C’mon C’mon is Mike Mills’s latest feature that deals with the pressure and wonder that comes when looking forward to the future as well as dealing with familial relationships. The story may not have conventional structure of normal movies, but it is a movie to take in with feeling. The film is led by strong, potentially Oscar-contending performances from Joaquin Phoenix, Gaby Hoffman, and relative newcomer Woody Norman.
The narrative centers around Johnny (Phoenix) who is a radio journalist traveling around the United States interviewing children about their lives and what they picture the future will be like. While in Detroit, he reaches out to his sister, Viv (Hoffman) who hasn’t spoken to him since the death of their mother. She mentions that she must go to Oakland to help tend to her husband Paul (Scoot McNairy) who has taken a new job while dealing with mental illness. She says she cannot take her son Jesse with her, and Johnny offers to watch him while she’s away. Viv’s stay in Oakland gets extended which leads Johnny to take on the responsibility of caring for his nephew as he travels to New York and New Orleans for his current assignment. Jesse’s inquisitive and overstimulated personality forces Johnny to reflect on his own life.
There are many artistic and stylistic choices to this film that really add to the experience. The most obvious is that this film is presented in black and white which gives it a comfortable feel. To compliment the monochrome, Mike Mills has a piano score from Aaron and Bryce Dessner that doesn’t make the stakes feel too incredibly high and gives the film a relaxing atmosphere. Third, throughout the film, there are cuts of Phoenix and co-star Molly Webster interviewing children in the cities they visit. This paints a picture for the audience of the different perspectives and responsibilities that kids around the country take on. This is a great compliment to Woody Norman’s performance because he has a wild sense of awareness for someone his age and even though he lets on little by little that he understands what’s going on with his mother and father, he doesn’t know how to articulate those feelings.
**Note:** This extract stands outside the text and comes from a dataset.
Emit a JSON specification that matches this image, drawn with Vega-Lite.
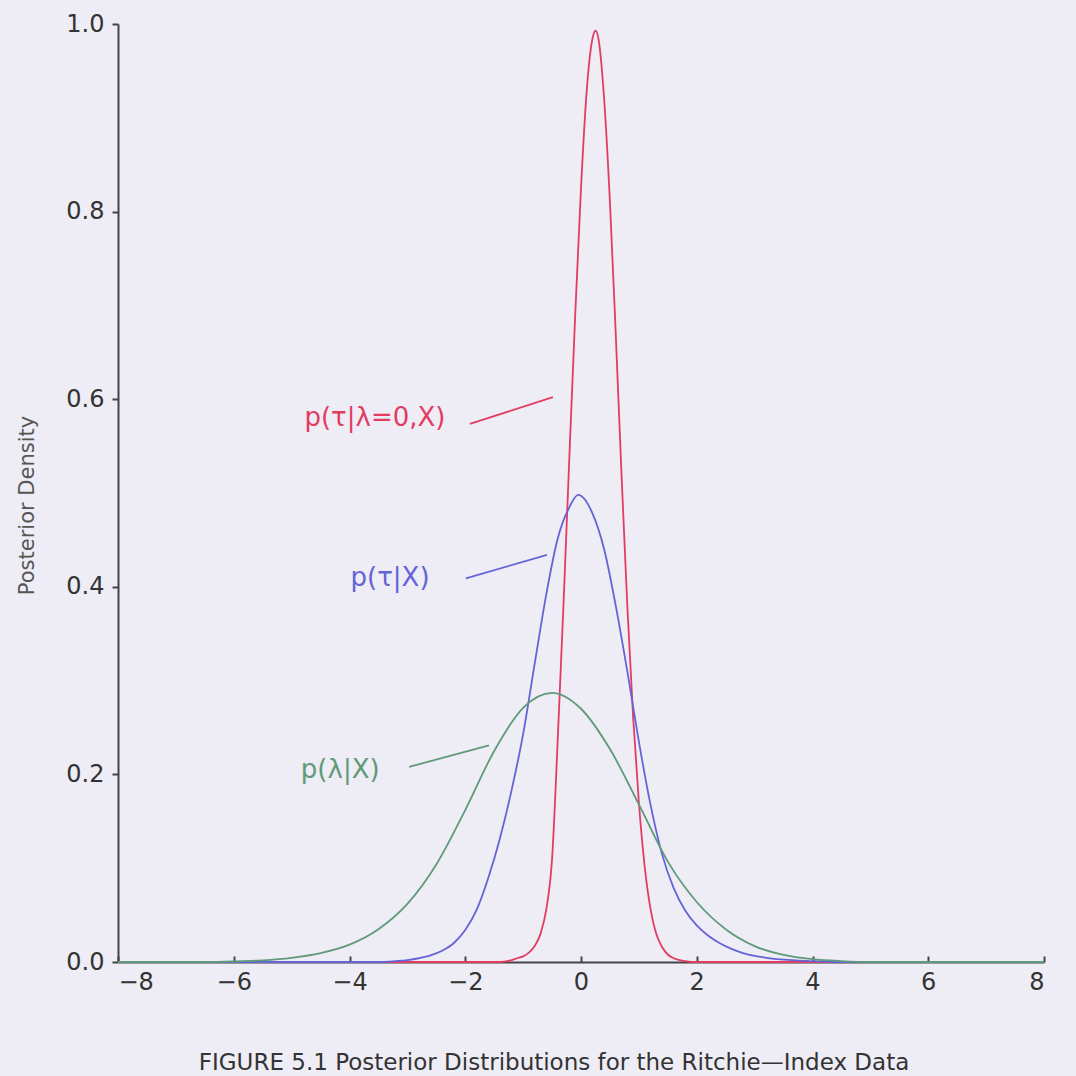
{
  "$schema": "https://vega.github.io/schema/vega-lite/v6.json",
  "autosize": {"type": "none"},
  "width": 926,
  "height": 938,
  "padding": {"left": 118, "top": 24, "right": 32, "bottom": 114},
  "background": "#eeecf5",
  "config": {
    "view": {"stroke": null},
    "font": "DejaVu Sans",
    "axis": {
      "grid": false,
      "domainColor": "#444444",
      "domainWidth": 2,
      "tickColor": "#444444",
      "tickWidth": 2,
      "labelFont": "DejaVu Sans",
      "labelFontSize": 24,
      "labelColor": "#333333",
      "titleFont": "DejaVu Sans",
      "titleFontWeight": "normal",
      "titleColor": "#555555",
      "titleFontSize": 21
    }
  },
  "title": {
    "text": "FIGURE 5.1 Posterior Distributions for the Ritchie—Index Data",
    "orient": "bottom",
    "anchor": "middle",
    "fontSize": 23,
    "fontWeight": "normal",
    "font": "DejaVu Sans",
    "color": "#333333",
    "offset": 58,
    "dx": -27
  },
  "datasets": {
    "curves": [
      {"series": "red", "x": -8, "y": 0},
      {"series": "red", "x": -1.4, "y": 0},
      {"series": "red", "x": -1.2, "y": 0.002},
      {"series": "red", "x": -1.1, "y": 0.004},
      {"series": "red", "x": -1.0, "y": 0.006},
      {"series": "red", "x": -0.9, "y": 0.01},
      {"series": "red", "x": -0.8, "y": 0.017},
      {"series": "red", "x": -0.7, "y": 0.03},
      {"series": "red", "x": -0.6, "y": 0.056},
      {"series": "red", "x": -0.5, "y": 0.11},
      {"series": "red", "x": -0.4, "y": 0.24},
      {"series": "red", "x": -0.3, "y": 0.385},
      {"series": "red", "x": -0.2, "y": 0.54},
      {"series": "red", "x": -0.1, "y": 0.69},
      {"series": "red", "x": 0.0, "y": 0.825},
      {"series": "red", "x": 0.1, "y": 0.93},
      {"series": "red", "x": 0.2, "y": 0.985},
      {"series": "red", "x": 0.25, "y": 0.993},
      {"series": "red", "x": 0.3, "y": 0.985},
      {"series": "red", "x": 0.4, "y": 0.92},
      {"series": "red", "x": 0.5, "y": 0.81},
      {"series": "red", "x": 0.6, "y": 0.67},
      {"series": "red", "x": 0.7, "y": 0.52},
      {"series": "red", "x": 0.8, "y": 0.38},
      {"series": "red", "x": 0.9, "y": 0.262},
      {"series": "red", "x": 1.0, "y": 0.17},
      {"series": "red", "x": 1.1, "y": 0.102},
      {"series": "red", "x": 1.2, "y": 0.057},
      {"series": "red", "x": 1.3, "y": 0.03},
      {"series": "red", "x": 1.4, "y": 0.016},
      {"series": "red", "x": 1.5, "y": 0.008},
      {"series": "red", "x": 1.6, "y": 0.004},
      {"series": "red", "x": 1.8, "y": 0.001},
      {"series": "red", "x": 2.0, "y": 0},
      {"series": "red", "x": 8, "y": 0},

      {"series": "blue", "x": -8, "y": 0},
      {"series": "blue", "x": -3.6, "y": 0},
      {"series": "blue", "x": -3.2, "y": 0.001},
      {"series": "blue", "x": -3.0, "y": 0.002},
      {"series": "blue", "x": -2.8, "y": 0.004},
      {"series": "blue", "x": -2.6, "y": 0.007},
      {"series": "blue", "x": -2.4, "y": 0.012},
      {"series": "blue", "x": -2.2, "y": 0.02},
      {"series": "blue", "x": -2.0, "y": 0.034},
      {"series": "blue", "x": -1.8, "y": 0.056},
      {"series": "blue", "x": -1.6, "y": 0.09},
      {"series": "blue", "x": -1.4, "y": 0.132},
      {"series": "blue", "x": -1.2, "y": 0.183},
      {"series": "blue", "x": -1.0, "y": 0.243},
      {"series": "blue", "x": -0.8, "y": 0.318},
      {"series": "blue", "x": -0.6, "y": 0.392},
      {"series": "blue", "x": -0.4, "y": 0.452},
      {"series": "blue", "x": -0.2, "y": 0.485},
      {"series": "blue", "x": -0.05, "y": 0.498},
      {"series": "blue", "x": 0.0, "y": 0.497},
      {"series": "blue", "x": 0.2, "y": 0.478},
      {"series": "blue", "x": 0.4, "y": 0.44},
      {"series": "blue", "x": 0.6, "y": 0.38},
      {"series": "blue", "x": 0.8, "y": 0.31},
      {"series": "blue", "x": 1.0, "y": 0.235},
      {"series": "blue", "x": 1.2, "y": 0.168},
      {"series": "blue", "x": 1.4, "y": 0.115},
      {"series": "blue", "x": 1.6, "y": 0.079},
      {"series": "blue", "x": 1.8, "y": 0.055},
      {"series": "blue", "x": 2.0, "y": 0.039},
      {"series": "blue", "x": 2.2, "y": 0.028},
      {"series": "blue", "x": 2.4, "y": 0.02},
      {"series": "blue", "x": 2.6, "y": 0.014},
      {"series": "blue", "x": 2.8, "y": 0.0095},
      {"series": "blue", "x": 3.0, "y": 0.0065},
      {"series": "blue", "x": 3.2, "y": 0.0045},
      {"series": "blue", "x": 3.5, "y": 0.0025},
      {"series": "blue", "x": 4.0, "y": 0.001},
      {"series": "blue", "x": 4.5, "y": 0},
      {"series": "blue", "x": 8, "y": 0},

      {"series": "green", "x": -8, "y": 0},
      {"series": "green", "x": -6.5, "y": 0},
      {"series": "green", "x": -6.0, "y": 0.0006},
      {"series": "green", "x": -5.5, "y": 0.0018},
      {"series": "green", "x": -5.0, "y": 0.0045},
      {"series": "green", "x": -4.5, "y": 0.0095},
      {"series": "green", "x": -4.0, "y": 0.0185},
      {"series": "green", "x": -3.5, "y": 0.035},
      {"series": "green", "x": -3.0, "y": 0.062},
      {"series": "green", "x": -2.5, "y": 0.104},
      {"series": "green", "x": -2.0, "y": 0.162},
      {"series": "green", "x": -1.5, "y": 0.225},
      {"series": "green", "x": -1.0, "y": 0.271},
      {"series": "green", "x": -0.5, "y": 0.287},
      {"series": "green", "x": 0.0, "y": 0.27},
      {"series": "green", "x": 0.5, "y": 0.227},
      {"series": "green", "x": 1.0, "y": 0.168},
      {"series": "green", "x": 1.5, "y": 0.107},
      {"series": "green", "x": 2.0, "y": 0.064},
      {"series": "green", "x": 2.5, "y": 0.035},
      {"series": "green", "x": 3.0, "y": 0.017},
      {"series": "green", "x": 3.5, "y": 0.0075},
      {"series": "green", "x": 4.0, "y": 0.003},
      {"series": "green", "x": 4.5, "y": 0.001},
      {"series": "green", "x": 5.0, "y": 0},
      {"series": "green", "x": 8, "y": 0}
    ],
    "labels": [
      {"series": "red", "label": "p(τ|λ=0,X)", "tx": -3.56, "ty": 0.58, "x1": -1.92, "y1": 0.5736, "x2": -0.484, "y2": 0.6023},
      {"series": "blue", "label": "p(τ|X)", "tx": -3.3, "ty": 0.409, "x1": -1.99, "y1": 0.409, "x2": -0.587, "y2": 0.434},
      {"series": "green", "label": "p(λ|X)", "tx": -4.16, "ty": 0.2047, "x1": -2.97, "y1": 0.208, "x2": -1.59, "y2": 0.231}
    ]
  },
  "layer": [
    {
      "data": {"name": "curves"},
      "mark": {"type": "line", "interpolate": "monotone", "strokeWidth": 1.8},
      "encoding": {
        "x": {
          "field": "x", "type": "quantitative",
          "scale": {"domain": [-8, 8], "nice": false},
          "axis": {"title": null, "values": [-8, -6, -4, -2, 0, 2, 4, 6, 8], "format": "d", "tickSize": -6, "labelPadding": 14}
        },
        "y": {
          "field": "y", "type": "quantitative",
          "scale": {"domain": [0, 1], "nice": false},
          "axis": {"title": "Posterior Density", "values": [0, 0.2, 0.4, 0.6, 0.8, 1.0], "format": ".1f", "tickSize": 6, "labelPadding": 8,
                   "titleX": -91, "titleY": 481, "titleAngle": 270, "titleAlign": "center", "titleBaseline": "middle"}
        },
        "color": {
          "field": "series", "type": "nominal",
          "scale": {"domain": ["red", "blue", "green"], "range": ["#e23c62", "#6464d6", "#5f9a7a"]},
          "legend": null
        },
        "detail": {"field": "series"}
      }
    },
    {
      "data": {"name": "labels"},
      "mark": {"type": "rule", "strokeWidth": 1.8},
      "encoding": {
        "x": {"field": "x1", "type": "quantitative"},
        "y": {"field": "y1", "type": "quantitative"},
        "x2": {"field": "x2"},
        "y2": {"field": "y2"},
        "color": {"field": "series", "type": "nominal", "legend": null}
      }
    },
    {
      "data": {"name": "labels"},
      "mark": {"type": "text", "fontSize": 26, "font": "DejaVu Sans", "align": "center", "baseline": "middle"},
      "encoding": {
        "x": {"field": "tx", "type": "quantitative"},
        "y": {"field": "ty", "type": "quantitative"},
        "text": {"field": "label"},
        "color": {
          "field": "series", "type": "nominal",
          "scale": {"domain": ["red", "blue", "green"], "range": ["#e23c62", "#6464d6", "#5f9a7a"]},
          "legend": null
        }
      }
    }
  ]
}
This is Joaquin Phoenix’s first feature film role since Joker, in which he delivered a phenomenal Academy Award winning performance. In C’mon C’mon, he delivers one of his most nuanced. His character Johnny is dealing with so many different things in his life such as having a falling out with his sister over her relationship with her husband and their mother’s death. He is also dealing with ending a relationship with someone he loved. The way he has to face these ordeals when being questioned by Jesse (Norman) forces him to try to give an answer appropriate for a child while also making him face it internally long after the fact. This appears to be a stroke of genius by Mike Mills because it forces his main character to finally face his past and reconnect with family by looking after his adolescent nephew.
C’mon C’mon is a film that provides laughs but also lets its audience know that it’s okay to not be okay sometimes and has movie-goers leaving the theater feeling refreshed. This film provides a cathartic experience for its viewers with its relatable, well-written story and award-contending performances.